Their plight has been recognised by the French parliament; which earlier this month heard a report, written by an MP from French President Emmanuel Macron's La Republique En Marche party in partnership with an MP from the centre-right, which calls for restrictions on the way FATCA is implemented in France.

It asks the government to limit it to those who earn above a certain income as well as to better align the French and US taxation systems to avoid people being forced into a double taxation situation.
 
“In the case of failure of these negotiations, we should envisage unilaterally pulling out of FATCA and restricting the transfer of information,” the report said, adding that regulators in the banking sector should remind banks that they are not allowed to discriminate against clients for having links to the US.
 
And there is a further glimmer of light from the US, where Representative George Holding has been working on a bill called the Tax Fairness for Americans Abroad Act (H.R.7358) that would create an alternative exclusion for nonresident US citizens living abroad.
 
The North Carolina Republican Representative said: “It is time to end this unfair practice."

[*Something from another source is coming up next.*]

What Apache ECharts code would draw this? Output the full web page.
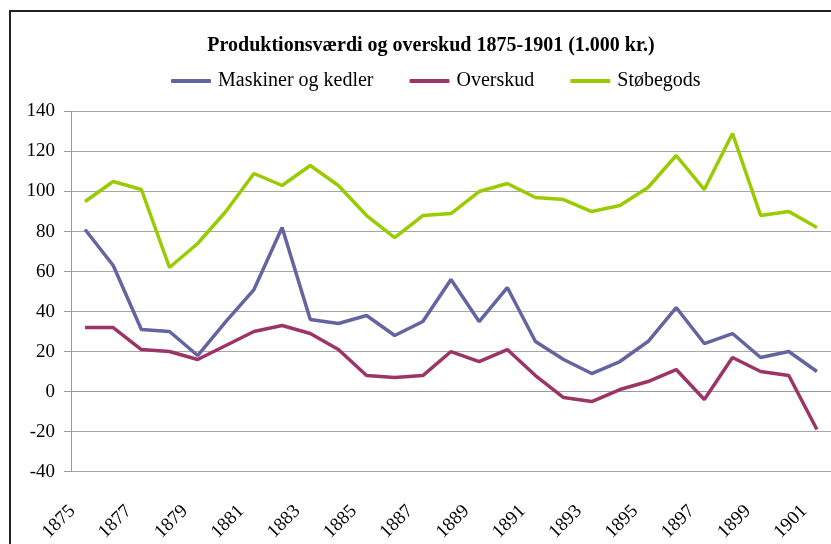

H.R.7358 expired when the last session of Congress ended, but Holder is planning to introduce an updated version soon and discussed the details of his plan at an event organized by Republicans Abroad in London in April.

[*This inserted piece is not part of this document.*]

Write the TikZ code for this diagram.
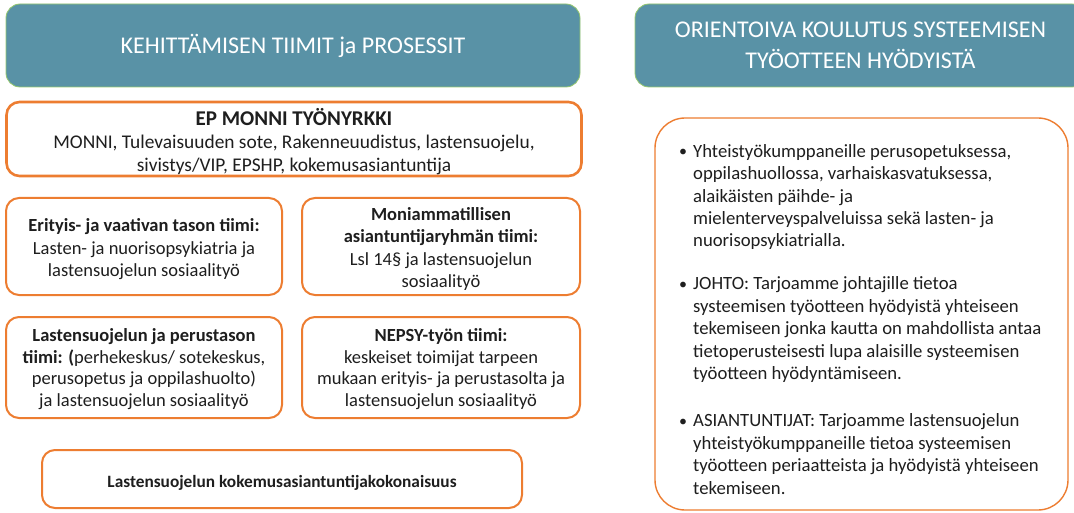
\documentclass[tikz,border=0pt]{standalone}
\usepackage{fontspec}
\setmainfont{Carlito}
\definecolor{hdrteal}{RGB}{89,146,166}
\definecolor{hdrgreen}{RGB}{150,200,110}
\definecolor{orng}{RGB}{237,125,49}
\definecolor{txt}{RGB}{30,30,30}
\newcommand{\upstrut}[1]{\rule{0pt}{#1}}
\newcommand{\bul}{\raisebox{0.5pt}{\fontsize{16}{18}\selectfont\textbullet}}
\tikzset{
  hdr/.style={draw=hdrgreen, line width=0.8pt, fill=hdrteal, rounded corners=14pt,
    text=white, align=center, inner sep=0pt, font=\fontsize{24}{31}\selectfont},
  obox/.style={draw=orng, line width=2pt, fill=white, rounded corners=13pt,
    align=center, inner sep=0pt, text=txt, font=\fontsize{18.5}{22.5}\selectfont},
  btext/.style={anchor=north west, inner sep=0pt, text=txt, align=left,
    font=\fontsize{18.7}{22.4}\selectfont},
}
\begin{document}
\begin{tikzpicture}[x=1pt,y=-1pt]
\useasboundingbox (0,0) rectangle (1074,513);
\clip (0,0) rectangle (1074,513);
% headers
\node[hdr, minimum width=574, minimum height=83] (h1) at (293,45.5)
  {KEHITTÄMISEN TIIMIT ja PROSESSIT};
\node[hdr, minimum width=451, minimum height=83] (h2) at (860.5,45.5)
  {ORIENTOIVA KOULUTUS SYSTEEMISEN\\TYÖOTTEEN HYÖDYISTÄ};
% left boxes
\node[obox, line width=2.6pt, minimum width=575, minimum height=74,
  font=\fontsize{19.4}{22.5}\selectfont] (ep) at (294,139)
  {{\fontsize{21}{25}\selectfont\bfseries\upstrut{22pt}EP MONNI TYÖNYRKKI}\\[1pt]
   MONNI, Tulevaisuuden sote, Rakenneuudistus, lastensuojelu,\\
   sivistys/VIP, EPSHP, kokemusasiantuntija};
\node[obox, minimum width=276, minimum height=97] (eri) at (144,246.5)
  {\upstrut{19pt}\textbf{Erityis- ja vaativan tason tiimi:}\\Lasten- ja nuorisopsykiatria ja\\lastensuojelun sosiaalityö};
\node[obox, minimum width=278, minimum height=97] (mon) at (441,246.5)
  {\upstrut{18pt}\textbf{Moniammatillisen}\\\textbf{asiantuntijaryhmän tiimi:}\\Lsl 14§ ja lastensuojelun\\sosiaalityö};
\node[obox, minimum width=276, minimum height=101, font=\fontsize{18.5}{21.7}\selectfont] (per) at (144,367.5)
  {\upstrut{16pt}\textbf{Lastensuojelun ja perustason}\\\textbf{tiimi: (}perhekeskus/ sotekeskus,\\perusopetus ja oppilashuolto)\\ja lastensuojelun sosiaalityö};
\node[obox, minimum width=278, minimum height=101, font=\fontsize{18.5}{21.7}\selectfont] (nep) at (441,367.5)
  {\upstrut{16pt}\textbf{NEPSY-työn tiimi:}\\keskeiset toimijat tarpeen\\mukaan erityis- ja perustasolta ja\\lastensuojelun sosiaalityö};
\node[obox, minimum width=480, minimum height=58, font=\fontsize{17.3}{20}\selectfont\bfseries] (kok) at (282,479)
  {\upstrut{20pt}Lastensuojelun kokemusasiantuntijakokonaisuus};
% right box
\node[draw=orng, line width=1.4pt, fill=white, rounded corners=30pt,
  minimum width=413, minimum height=392, inner sep=0pt] (rb) at (861.5,314) {};
\node[btext] (b1) at (679,141.5)
  {\begin{tabular}{@{}p{14pt}@{}l@{}}
  \bul & Yhteistyökumppaneille perusopetuksessa,\\
  & oppilashuollossa, varhaiskasvatuksessa,\\
  & alaikäisten päihde- ja\\
  & mielenterveyspalveluissa sekä lasten- ja\\
  & nuorisopsykiatrialla.
  \end{tabular}};
\node[btext] (b2) at (679,274)
  {\begin{tabular}{@{}p{14pt}@{}l@{}}
  \bul & JOHTO: Tarjoamme johtajille tietoa\\
  & systeemisen työotteen hyödyistä yhteiseen\\
  & tekemiseen jonka kautta on mahdollista antaa\\
  & tietoperusteisesti lupa alaisille systeemisen\\
  & työotteen hyödyntämiseen.
  \end{tabular}};
\node[btext] (b3) at (679,411)
  {\begin{tabular}{@{}p{14pt}@{}l@{}}
  \bul & ASIANTUNTIJAT: Tarjoamme lastensuojelun\\
  & yhteistyökumppaneille tietoa systeemisen\\
  & työotteen periaatteista ja hyödyistä yhteiseen\\
  & tekemiseen.
  \end{tabular}};
\end{tikzpicture}
\end{document}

In the plan, Americans working overseas could select a non-residential taxpayer status that would exempt them from having to file income tax returns with the IRS and would exempt them from FATCA reporting.

They would, however, still have to report and pay taxes on income earned in the US.

Idea born out of civil war

The US is the only industrialised country that exercises citizenship-based taxation. Even in countries with a reciprocal income tax agreement, US citizens must file annual tax returns even if they don’t owe any additional taxes. And if they own a business or property abroad, things quickly get more complicated.

Citizenship-based taxation is a holdover from the Civil War, when authorities saw taxation as a way to punish wealthy draft-dodgers who fled to Canada.

Congress continued the practice of taxing citizens abroad when it introduced the modern income tax in 1913. But in the era of globalisation, where more people are living and working abroad as a matter of course, the rules make less sense.

“Citizenship taxation may discourage both initial migration to the United States as well as the decision by migrants to become permanent legal residents or citizens,” wrote Ruth Mason, a professor at the University of Virginia’s School of Law, in a paper on citizenship taxation in 2016.

The only other country that operates on a citizenship-based taxation model is Eritrea, which has been on the receiving end of intense international pressure for its practices.

Eritrea, a country of less than 6 million people bordering Ethiopia in eastern Africa, levies a flat 2 percent income tax on its citizens living overseas. The UN Security Council condemned Eritrea in 2011, saying the country was using “extortion, threats of violence, fraud and other illicit means” to collect taxes outside of Eritrea.

Giving up citizenship

For Americans, the only way to escape the tax obligation is to give up your US citizenship, which is exactly what Facebook co-founder Eduardo Saverin did in 2012. The Brazilian-born Singapore resident relinquished his US passport just before Facebook’s IPO made him an even wealthier man, ostensibly to save on taxes.

Foreign Policy noted that the US can deny a visitor visa to any former citizen “who is determined by the Attorney General to have renounced United States citizenship for the purpose of avoiding taxation by the United States.”

The US can also deny new passport applications and revoke existing passports of citizens who owe more than $2,000 to the IRS.

Renouncing US citizenship is not without its own cost: The renunciation fee is $2,350, the highest in the world. (And if you owe the IRS any back taxes, those are due when you relinquish your citizenship.)

Renunciation was free until 2010, when the fee was set at $450, and in 2015 it was set at its current level.

But the cost doesn’t seem to have been a deterrent. According to the US Treasury Department, more than 5,000 people chose to relinquish their American citizenship in 2017; only 530 did so in 2007.